GOAL OF THE EXERCISE | Return all the data below as it stands, minus the pictures.

[BEGIN SUPPLIED DATA]

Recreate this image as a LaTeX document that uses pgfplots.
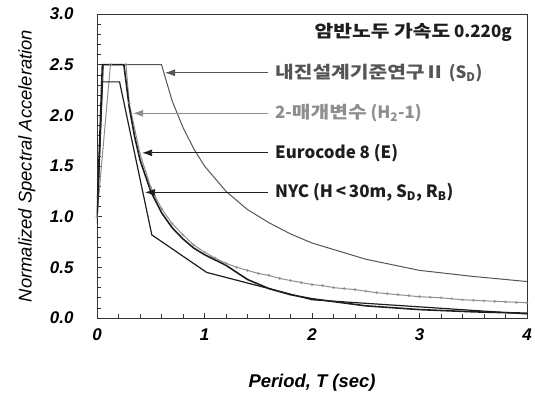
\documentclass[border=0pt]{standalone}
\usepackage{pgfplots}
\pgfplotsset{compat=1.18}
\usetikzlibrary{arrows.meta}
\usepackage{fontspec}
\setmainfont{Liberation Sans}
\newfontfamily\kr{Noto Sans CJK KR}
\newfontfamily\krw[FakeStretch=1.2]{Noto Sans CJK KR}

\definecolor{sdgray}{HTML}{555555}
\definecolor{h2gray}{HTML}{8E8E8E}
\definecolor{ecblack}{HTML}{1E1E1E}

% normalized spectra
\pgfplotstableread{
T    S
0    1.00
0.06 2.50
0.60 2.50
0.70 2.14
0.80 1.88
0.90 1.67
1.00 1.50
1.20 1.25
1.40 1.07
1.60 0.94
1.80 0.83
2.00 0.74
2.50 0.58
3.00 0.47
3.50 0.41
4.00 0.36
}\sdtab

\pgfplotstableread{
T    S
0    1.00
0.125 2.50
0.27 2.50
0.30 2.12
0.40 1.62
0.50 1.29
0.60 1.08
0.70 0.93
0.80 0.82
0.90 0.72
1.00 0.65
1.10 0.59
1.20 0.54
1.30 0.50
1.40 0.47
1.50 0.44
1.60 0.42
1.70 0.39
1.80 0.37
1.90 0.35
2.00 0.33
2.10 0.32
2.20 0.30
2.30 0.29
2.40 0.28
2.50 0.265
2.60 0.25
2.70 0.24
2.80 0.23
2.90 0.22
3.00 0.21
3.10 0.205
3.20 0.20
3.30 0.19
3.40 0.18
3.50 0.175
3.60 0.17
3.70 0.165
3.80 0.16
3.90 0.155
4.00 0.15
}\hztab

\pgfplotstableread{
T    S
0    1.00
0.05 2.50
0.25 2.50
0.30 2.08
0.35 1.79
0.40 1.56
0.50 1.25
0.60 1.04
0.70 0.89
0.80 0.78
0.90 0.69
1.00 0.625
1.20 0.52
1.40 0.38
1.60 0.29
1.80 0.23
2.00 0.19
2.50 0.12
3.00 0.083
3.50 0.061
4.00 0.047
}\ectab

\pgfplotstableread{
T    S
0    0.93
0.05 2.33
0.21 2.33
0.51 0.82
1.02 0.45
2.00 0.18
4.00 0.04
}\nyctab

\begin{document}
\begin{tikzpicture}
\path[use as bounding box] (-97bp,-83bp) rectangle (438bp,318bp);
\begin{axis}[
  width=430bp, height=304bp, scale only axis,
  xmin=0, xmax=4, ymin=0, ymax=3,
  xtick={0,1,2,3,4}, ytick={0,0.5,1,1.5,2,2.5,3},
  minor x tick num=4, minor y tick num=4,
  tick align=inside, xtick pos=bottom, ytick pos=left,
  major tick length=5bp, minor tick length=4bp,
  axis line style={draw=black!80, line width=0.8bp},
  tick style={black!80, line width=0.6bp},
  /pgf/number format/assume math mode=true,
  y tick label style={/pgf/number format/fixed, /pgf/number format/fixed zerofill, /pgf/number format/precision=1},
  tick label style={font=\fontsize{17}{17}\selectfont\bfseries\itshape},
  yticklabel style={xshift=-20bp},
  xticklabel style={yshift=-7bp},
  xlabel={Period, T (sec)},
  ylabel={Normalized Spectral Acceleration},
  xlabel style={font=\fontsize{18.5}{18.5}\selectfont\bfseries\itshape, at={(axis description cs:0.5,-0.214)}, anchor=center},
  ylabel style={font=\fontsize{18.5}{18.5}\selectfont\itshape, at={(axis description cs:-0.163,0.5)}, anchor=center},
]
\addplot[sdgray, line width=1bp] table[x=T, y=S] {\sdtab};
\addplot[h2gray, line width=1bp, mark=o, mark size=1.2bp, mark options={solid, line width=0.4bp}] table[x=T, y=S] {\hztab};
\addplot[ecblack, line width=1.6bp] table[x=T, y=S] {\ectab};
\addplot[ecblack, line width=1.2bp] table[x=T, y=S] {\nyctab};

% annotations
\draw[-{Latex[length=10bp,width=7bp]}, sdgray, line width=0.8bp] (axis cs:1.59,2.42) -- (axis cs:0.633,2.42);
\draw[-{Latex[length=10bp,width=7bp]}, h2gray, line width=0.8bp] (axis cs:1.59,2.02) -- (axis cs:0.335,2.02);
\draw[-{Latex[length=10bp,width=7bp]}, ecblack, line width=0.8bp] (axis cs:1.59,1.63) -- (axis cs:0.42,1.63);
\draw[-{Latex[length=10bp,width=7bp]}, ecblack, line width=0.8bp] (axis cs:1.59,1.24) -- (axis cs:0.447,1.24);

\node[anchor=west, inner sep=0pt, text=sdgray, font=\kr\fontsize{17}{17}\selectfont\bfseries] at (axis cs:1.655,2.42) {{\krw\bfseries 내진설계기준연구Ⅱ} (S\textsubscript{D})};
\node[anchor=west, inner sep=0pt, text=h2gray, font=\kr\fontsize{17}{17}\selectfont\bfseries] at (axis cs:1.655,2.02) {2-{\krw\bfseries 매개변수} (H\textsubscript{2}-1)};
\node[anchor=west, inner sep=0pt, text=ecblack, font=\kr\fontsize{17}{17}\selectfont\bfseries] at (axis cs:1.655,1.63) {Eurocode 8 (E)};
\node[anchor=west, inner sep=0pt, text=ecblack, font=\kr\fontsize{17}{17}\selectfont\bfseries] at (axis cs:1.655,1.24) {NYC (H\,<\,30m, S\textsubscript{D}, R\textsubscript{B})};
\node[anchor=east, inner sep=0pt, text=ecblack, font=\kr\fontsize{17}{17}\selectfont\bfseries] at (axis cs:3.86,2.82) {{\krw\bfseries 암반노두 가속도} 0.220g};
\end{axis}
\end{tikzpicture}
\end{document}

[END SUPPLIED DATA]

SOLUTION TO THE EXERCISE |
Recreate this image as a LaTeX document that uses pgfplots.
\documentclass[border=0pt]{standalone}
\usepackage{pgfplots}
\pgfplotsset{compat=1.18}
\usetikzlibrary{arrows.meta}
\usepackage{fontspec}
\setmainfont{Liberation Sans}
\newfontfamily\kr{Noto Sans CJK KR}
\newfontfamily\krw[FakeStretch=1.2]{Noto Sans CJK KR}

\definecolor{sdgray}{HTML}{555555}
\definecolor{h2gray}{HTML}{8E8E8E}
\definecolor{ecblack}{HTML}{1E1E1E}

% normalized spectra
\pgfplotstableread{
T    S
0    1.00
0.06 2.50
0.60 2.50
0.70 2.14
0.80 1.88
0.90 1.67
1.00 1.50
1.20 1.25
1.40 1.07
1.60 0.94
1.80 0.83
2.00 0.74
2.50 0.58
3.00 0.47
3.50 0.41
4.00 0.36
}\sdtab

\pgfplotstableread{
T    S
0    1.00
0.125 2.50
0.27 2.50
0.30 2.12
0.40 1.62
0.50 1.29
0.60 1.08
0.70 0.93
0.80 0.82
0.90 0.72
1.00 0.65
1.10 0.59
1.20 0.54
1.30 0.50
1.40 0.47
1.50 0.44
1.60 0.42
1.70 0.39
1.80 0.37
1.90 0.35
2.00 0.33
2.10 0.32
2.20 0.30
2.30 0.29
2.40 0.28
2.50 0.265
2.60 0.25
2.70 0.24
2.80 0.23
2.90 0.22
3.00 0.21
3.10 0.205
3.20 0.20
3.30 0.19
3.40 0.18
3.50 0.175
3.60 0.17
3.70 0.165
3.80 0.16
3.90 0.155
4.00 0.15
}\hztab

\pgfplotstableread{
T    S
0    1.00
0.05 2.50
0.25 2.50
0.30 2.08
0.35 1.79
0.40 1.56
0.50 1.25
0.60 1.04
0.70 0.89
0.80 0.78
0.90 0.69
1.00 0.625
1.20 0.52
1.40 0.38
1.60 0.29
1.80 0.23
2.00 0.19
2.50 0.12
3.00 0.083
3.50 0.061
4.00 0.047
}\ectab

\pgfplotstableread{
T    S
0    0.93
0.05 2.33
0.21 2.33
0.51 0.82
1.02 0.45
2.00 0.18
4.00 0.04
}\nyctab

\begin{document}
\begin{tikzpicture}
\path[use as bounding box] (-97bp,-83bp) rectangle (438bp,318bp);
\begin{axis}[
  width=430bp, height=304bp, scale only axis,
  xmin=0, xmax=4, ymin=0, ymax=3,
  xtick={0,1,2,3,4}, ytick={0,0.5,1,1.5,2,2.5,3},
  minor x tick num=4, minor y tick num=4,
  tick align=inside, xtick pos=bottom, ytick pos=left,
  major tick length=5bp, minor tick length=4bp,
  axis line style={draw=black!80, line width=0.8bp},
  tick style={black!80, line width=0.6bp},
  /pgf/number format/assume math mode=true,
  y tick label style={/pgf/number format/fixed, /pgf/number format/fixed zerofill, /pgf/number format/precision=1},
  tick label style={font=\fontsize{17}{17}\selectfont\bfseries\itshape},
  yticklabel style={xshift=-20bp},
  xticklabel style={yshift=-7bp},
  xlabel={Period, T (sec)},
  ylabel={Normalized Spectral Acceleration},
  xlabel style={font=\fontsize{18.5}{18.5}\selectfont\bfseries\itshape, at={(axis description cs:0.5,-0.214)}, anchor=center},
  ylabel style={font=\fontsize{18.5}{18.5}\selectfont\itshape, at={(axis description cs:-0.163,0.5)}, anchor=center},
]
\addplot[sdgray, line width=1bp] table[x=T, y=S] {\sdtab};
\addplot[h2gray, line width=1bp, mark=o, mark size=1.2bp, mark options={solid, line width=0.4bp}] table[x=T, y=S] {\hztab};
\addplot[ecblack, line width=1.6bp] table[x=T, y=S] {\ectab};
\addplot[ecblack, line width=1.2bp] table[x=T, y=S] {\nyctab};

% annotations
\draw[-{Latex[length=10bp,width=7bp]}, sdgray, line width=0.8bp] (axis cs:1.59,2.42) -- (axis cs:0.633,2.42);
\draw[-{Latex[length=10bp,width=7bp]}, h2gray, line width=0.8bp] (axis cs:1.59,2.02) -- (axis cs:0.335,2.02);
\draw[-{Latex[length=10bp,width=7bp]}, ecblack, line width=0.8bp] (axis cs:1.59,1.63) -- (axis cs:0.42,1.63);
\draw[-{Latex[length=10bp,width=7bp]}, ecblack, line width=0.8bp] (axis cs:1.59,1.24) -- (axis cs:0.447,1.24);

\node[anchor=west, inner sep=0pt, text=sdgray, font=\kr\fontsize{17}{17}\selectfont\bfseries] at (axis cs:1.655,2.42) {{\krw\bfseries 내진설계기준연구Ⅱ} (S\textsubscript{D})};
\node[anchor=west, inner sep=0pt, text=h2gray, font=\kr\fontsize{17}{17}\selectfont\bfseries] at (axis cs:1.655,2.02) {2-{\krw\bfseries 매개변수} (H\textsubscript{2}-1)};
\node[anchor=west, inner sep=0pt, text=ecblack, font=\kr\fontsize{17}{17}\selectfont\bfseries] at (axis cs:1.655,1.63) {Eurocode 8 (E)};
\node[anchor=west, inner sep=0pt, text=ecblack, font=\kr\fontsize{17}{17}\selectfont\bfseries] at (axis cs:1.655,1.24) {NYC (H\,<\,30m, S\textsubscript{D}, R\textsubscript{B})};
\node[anchor=east, inner sep=0pt, text=ecblack, font=\kr\fontsize{17}{17}\selectfont\bfseries] at (axis cs:3.86,2.82) {{\krw\bfseries 암반노두 가속도} 0.220g};
\end{axis}
\end{tikzpicture}
\end{document}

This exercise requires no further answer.